La indiferencia no es neutralidad: es complicidad silenciosa. El clientelismo no es pragmatismo: es la renuncia al derecho por el favor. Y el cinismo no es lucidez: es desesperanza disfrazada de inteligencia. Estas actitudes construyen una ciudadanía derrotada antes de votar. En muchos países, el clientelismo no solo se acepta: se celebra como astucia. El cinismo se comparte como chiste en redes, y la indiferencia se justifica por la decepción acumulada. Pero juntas, estas prácticas sostienen a las élites más mediocres. En palabras de Rousseau: “El pueblo inglés cree ser libre, pero solo lo es durante la elección de los miembros del Parlamento.” El castigo no es solo vivir bajo malos gobiernos: es olvidarse de merecer algo mejor.

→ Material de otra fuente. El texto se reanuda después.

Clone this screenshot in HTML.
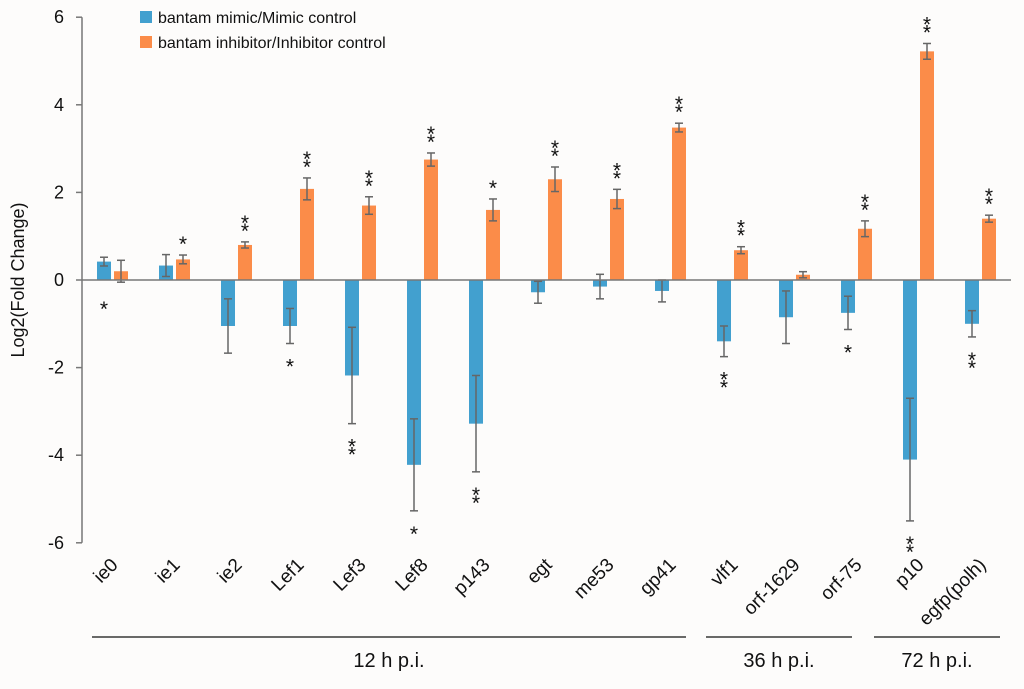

¿Puede la ciudadanía romper este ciclo?
Sí, pero no espontáneamente. Se requiere una acción deliberada, constante, organizada. La transformación comienza con pequeños actos: exigir rendición de cuentas, participar en espacios de deliberación, formar redes de vigilancia ciudadana, revalorizar la verdad sobre la propaganda. Como escribió Arendt, “la libertad política no es un don, es un logro.” En América Latina, movimientos cívicos como el de Guatemala en 2015, o el de Chile por la nueva constitución, mostraron que los pueblos pueden rebelarse contra sus propios reflejos. El cambio no se da solo en las cúpulas: se gesta en los barrios, en las aulas, en las conversaciones incómodas.
¿Qué países han logrado superar este reflejo? ¿Qué los diferencia?
No existen utopías políticas, pero sí ejemplos alentadores. Uruguay, con su tradición institucional sólida y un sistema educativo robusto, ha cultivado una ciudadanía crítica y participativa. Finlandia, con altos índices de transparencia y medios públicos independientes, ha demostrado que la confianza cívica se construye con políticas públicas sostenidas. Lo que los diferencia no es una genética política superior, sino una cultura de responsabilidad colectiva, donde el poder es vigilado, el discurso es evaluado, y la memoria es ejercida como defensa. No son países perfectos, pero han roto el ciclo de cinismo resignado.
¿Víctimas o cómplices?
El líder que gobierna no aparece por azar ni por decreto divino. Surge del tejido social, de sus valores, de sus miedos, de sus concesiones. Preguntar si merecemos a nuestros gobernantes es, en el fondo, preguntar si estamos dispuestos a merecer algo mejor. Porque el poder no se implanta: se refleja. Y cuando el reflejo duele, quizás sea hora de mirar más profundamente, no al líder, sino al ciudadano que lo permitió. La democracia no se hereda: se construye o se pierde. Y ningún país tiene el líder que merece sin tener antes la ciudadanía que se permitió ser gobernada así.